O gestor chama a atenção para os níveis de liquidez presentes no sistema, dado que os principais bancos centrais têm drenado sistematicamente. Para os próximos meses, ele lança uma tese incomum: “Os bancos centrais precisam manter uma quantidade adequada de dinheiro no sistema para incentivar o crescimento do PIB. Se quiserem voltar à normalidade, não terão outra escolha senão voltar a imprimir dinheiro (QE)”.
Sinais baixistas
A postura mais pessimista é a de Henry Neville, gestor do Man Group. Baseando-se no comportamento dos mercados entre 1800 e 2024, o gestor afirma que o atual ambiente de alta nas ações e baixa nos bônus ocorreu historicamente apenas 11% das vezes, e considera isso um possível indicador da proximidade de um mercado baixista. Neville destaca que as avaliações estão muito elevadas e que as previsões de lucros estão se estreitando, afirmando que “o potencial de queda é significativo nas bolsas”.
“Estamos em um lugar relativamente desconfortável, onde pequenos movimentos do mercado podem causar impactos maiores do que no passado e onde a duração não oferece a mesma proteção de antes, mesmo com a inflação em queda”, declara o especialista, que, de fato, afirma que as correções que os mercados podem experimentar no futuro “podem ser mais danosas do que as do passado”.

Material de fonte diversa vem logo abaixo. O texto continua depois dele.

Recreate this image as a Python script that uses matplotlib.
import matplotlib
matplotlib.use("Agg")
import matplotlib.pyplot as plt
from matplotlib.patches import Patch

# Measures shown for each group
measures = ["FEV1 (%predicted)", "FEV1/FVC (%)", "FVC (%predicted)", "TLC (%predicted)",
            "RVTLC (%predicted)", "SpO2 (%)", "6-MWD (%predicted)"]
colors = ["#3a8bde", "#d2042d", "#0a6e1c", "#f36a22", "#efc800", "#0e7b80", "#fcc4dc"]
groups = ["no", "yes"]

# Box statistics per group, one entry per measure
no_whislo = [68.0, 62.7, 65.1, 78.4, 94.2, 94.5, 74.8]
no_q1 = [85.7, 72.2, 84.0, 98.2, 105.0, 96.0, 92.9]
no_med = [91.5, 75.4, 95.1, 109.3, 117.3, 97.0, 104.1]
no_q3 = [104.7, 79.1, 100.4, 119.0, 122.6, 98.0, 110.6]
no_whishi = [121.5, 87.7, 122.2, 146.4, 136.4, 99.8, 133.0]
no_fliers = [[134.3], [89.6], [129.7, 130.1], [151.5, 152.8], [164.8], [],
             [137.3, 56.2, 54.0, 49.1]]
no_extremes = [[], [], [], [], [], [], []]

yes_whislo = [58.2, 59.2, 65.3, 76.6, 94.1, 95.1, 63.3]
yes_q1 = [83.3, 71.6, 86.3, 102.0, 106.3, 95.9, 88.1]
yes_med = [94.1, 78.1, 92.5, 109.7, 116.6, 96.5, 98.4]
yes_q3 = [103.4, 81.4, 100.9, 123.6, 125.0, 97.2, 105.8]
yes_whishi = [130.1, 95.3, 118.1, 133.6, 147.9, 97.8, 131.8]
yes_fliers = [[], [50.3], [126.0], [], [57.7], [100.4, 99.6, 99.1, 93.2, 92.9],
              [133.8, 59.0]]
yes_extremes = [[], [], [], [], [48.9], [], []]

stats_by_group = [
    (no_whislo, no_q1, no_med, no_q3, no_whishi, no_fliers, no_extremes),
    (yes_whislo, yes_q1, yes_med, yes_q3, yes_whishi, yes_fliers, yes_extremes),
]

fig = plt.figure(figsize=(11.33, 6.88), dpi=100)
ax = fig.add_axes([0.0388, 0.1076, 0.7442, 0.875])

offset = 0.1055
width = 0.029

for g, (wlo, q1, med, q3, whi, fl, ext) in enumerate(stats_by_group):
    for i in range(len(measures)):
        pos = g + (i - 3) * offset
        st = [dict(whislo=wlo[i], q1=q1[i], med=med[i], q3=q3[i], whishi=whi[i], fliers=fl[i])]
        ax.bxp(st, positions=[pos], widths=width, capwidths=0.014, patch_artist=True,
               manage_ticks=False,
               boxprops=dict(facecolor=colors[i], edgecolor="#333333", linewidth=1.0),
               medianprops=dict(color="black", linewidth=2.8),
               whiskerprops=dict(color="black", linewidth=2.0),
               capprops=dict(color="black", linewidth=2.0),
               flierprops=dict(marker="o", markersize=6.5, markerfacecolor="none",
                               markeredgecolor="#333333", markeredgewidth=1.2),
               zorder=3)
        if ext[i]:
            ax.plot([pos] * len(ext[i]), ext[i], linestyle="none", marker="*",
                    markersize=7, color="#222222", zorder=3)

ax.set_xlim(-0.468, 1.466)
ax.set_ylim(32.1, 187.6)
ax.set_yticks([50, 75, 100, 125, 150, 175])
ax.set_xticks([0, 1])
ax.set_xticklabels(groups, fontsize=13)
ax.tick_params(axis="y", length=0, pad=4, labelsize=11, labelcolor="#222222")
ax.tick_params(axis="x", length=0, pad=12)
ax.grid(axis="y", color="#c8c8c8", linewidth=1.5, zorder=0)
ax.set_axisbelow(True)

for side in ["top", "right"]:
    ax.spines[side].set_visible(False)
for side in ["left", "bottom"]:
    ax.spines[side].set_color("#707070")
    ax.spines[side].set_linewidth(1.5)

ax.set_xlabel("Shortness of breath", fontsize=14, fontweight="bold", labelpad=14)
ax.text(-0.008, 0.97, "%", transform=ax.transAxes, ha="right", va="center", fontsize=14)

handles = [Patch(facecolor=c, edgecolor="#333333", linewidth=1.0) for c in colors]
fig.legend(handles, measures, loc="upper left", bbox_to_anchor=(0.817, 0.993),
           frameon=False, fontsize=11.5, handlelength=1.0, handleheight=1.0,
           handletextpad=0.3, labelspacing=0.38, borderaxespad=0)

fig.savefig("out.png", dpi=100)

A longo prazo, a previsão do gestor aponta para um mercado baixista de ações em comparação com as commodities, que refletirá o custo das importantes transições para as quais o mundo está se encaminhando (transição energética, mundo multipolar, aumento do endividamento…). Em sua opinião, a economia mundial está se dirigindo para um período de estagflação secular, no qual os rendimentos tendem a subir na renda fixa. “O nível de incerteza pode aumentar na próxima década e, se isso ocorrer, os prêmios de risco devem ser mais altos do que os de hoje. O prêmio atual oferecido pela dívida americana é muito baixo”, afirma Neville, concluindo: “Isso prejudicaria implicitamente as ações e explicitamente a renda fixa”.